Table 2 Cluster of interest for the cause of death C16
Table 3 Cluster of interest for the cause of death C16

The red points in Fig. 3, northwest region-a, (Table 2) and southeast region-b, (Table 3) represent the districts that belong to each cluster, denoted by the centrally-located black circles G1 and G2.

Fig. 3
figure 3

Clusters of interest for the cause of death C16

Table 4 shows an example of the dataset used by the K-means algorithm. The values correspond to the Latitude, Longitude and Rate attributes.

Table 4 Dataset example

Additionally, another inherent contribution of this research was the automation of three tasks of the Specific Data Preparation set (SDP). These tasks were performed manually; then, they were performed automatically using the data preparation subsystem and the elapsed time was registered. Table 5 shows the time comparison of the tasks when being executed manually and automatically.

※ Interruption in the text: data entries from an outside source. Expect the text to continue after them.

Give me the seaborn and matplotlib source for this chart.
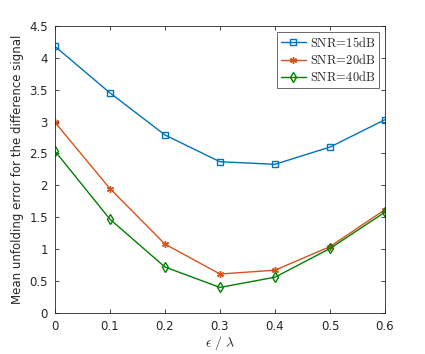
import numpy as np
import pandas as pd
import seaborn as sns
import matplotlib
matplotlib.use('Agg')
import matplotlib.pyplot as plt

eps = [0, 0.1, 0.2, 0.3, 0.4, 0.5, 0.6]
snr15 = [4.18, 3.45, 2.79, 2.37, 2.33, 2.60, 3.03]
snr20 = [2.99, 1.95, 1.08, 0.61, 0.67, 1.04, 1.62]
snr40 = [2.54, 1.47, 0.72, 0.40, 0.56, 1.01, 1.58]
labels = [r'$\mathrm{SNR\!=\!15dB}$', r'$\mathrm{SNR\!=\!20dB}$', r'$\mathrm{SNR\!=\!40dB}$']

sns.set_style('white')
plt.rcParams['font.family'] = ['DejaVu Sans']
plt.rcParams['mathtext.fontset'] = 'cm'

fig = plt.figure(figsize=(4.25, 3.54), dpi=100)
ax = fig.add_axes([0.129, 0.116, 0.777, 0.811])

colors = ['#0072BD', '#D95319', '#008000']
markers = ['s', (6, 2, 0), 'd']
for vals, lab, c, m in zip([snr15, snr20, snr40], labels, colors, markers):
    df = pd.DataFrame({'eps': eps, 'val': vals})
    sns.lineplot(data=df, x='eps', y='val', ax=ax, color=c, marker=m, lw=1.0,
                 markersize=5, markerfacecolor='none',
                 markeredgecolor=c, markeredgewidth=1.0, label=lab)

ax.set_xlim(0, 0.6)
ax.set_ylim(0, 4.5)
ax.set_xticks(eps)
ax.set_xticklabels(['0', '0.1', '0.2', '0.3', '0.4', '0.5', '0.6'])
ax.set_yticks(np.arange(0, 4.6, 0.5))
ax.set_yticklabels(['0', '0.5', '1', '1.5', '2', '2.5', '3', '3.5', '4', '4.5'])
ax.tick_params(direction='in', length=3, width=0.6, colors='#262626', labelsize=8.5,
               top=True, right=True, bottom=True, left=True, pad=5)
for s in ax.spines.values():
    s.set_color('#262626')
    s.set_linewidth(0.6)
ax.set_xlabel(r'$\epsilon\ /\ \lambda$', fontsize=10, color='#262626', labelpad=1)
ax.set_ylabel('Mean unfolding error for the difference signal', fontsize=8.5, color='#262626', labelpad=4)

leg = ax.legend(loc='upper right', fontsize=9, frameon=True, fancybox=False,
                handlelength=2.0, borderpad=0.3, labelspacing=0.25, handletextpad=0.3,
                borderaxespad=0.5)
leg.get_frame().set_edgecolor('#262626')
leg.get_frame().set_linewidth(0.6)

fig.savefig('out.png', dpi=100)
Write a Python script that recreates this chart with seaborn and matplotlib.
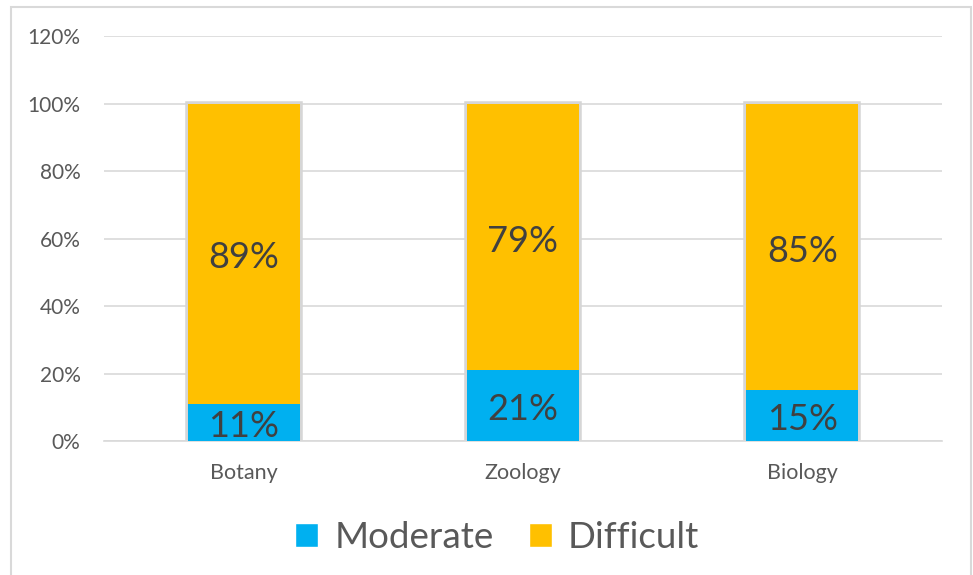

Table 5 Time comparison for the data preparation tasks for cause C16

Columns 2 and 3 show the time taken in minutes by the manual and automated calculations. The results show an important reduction of the time due to the methodology that helps us to identify which tasks were susceptible to automate.

Generality of the methodology

In this research, we used official and international standards. Therefore, we consider that this methodology can be applied in other countries meeting the following requirements:

  • The mortality data comply with ICD.

  • Select populations with more than 100,000 inhabitants for epidemiological studies purposes.

  • The cartographic data of those populations are expressed according to official coordinate systems.

Conclusion and future work

This paper shows that it is feasible to develop a data preparation methodology oriented to the epidemiological domain. The most important contribution is the identification of fourteen specialized tasks and two sets of tasks in the data preparation phase. The identification of GDP and SPD helps data mining experts to reuse tasks for the epidemiological domain (where a population data is used).

Based on the promising results, we contrasted the quality of the findings with those reported by experts from the epidemiological domain. Consequently, these results could help them in decision-making processes at the time of conducting primary care campaigns, especially oriented to those districts in Mexico with high mortality rates. Health services could have a new perspective of how these diseases affect some particular regions.

Finally, we consider that this methodology may be applicable and useful in other countries since the appropriateness of the methodology referred to in this work could be adjusted by relatively simple changes.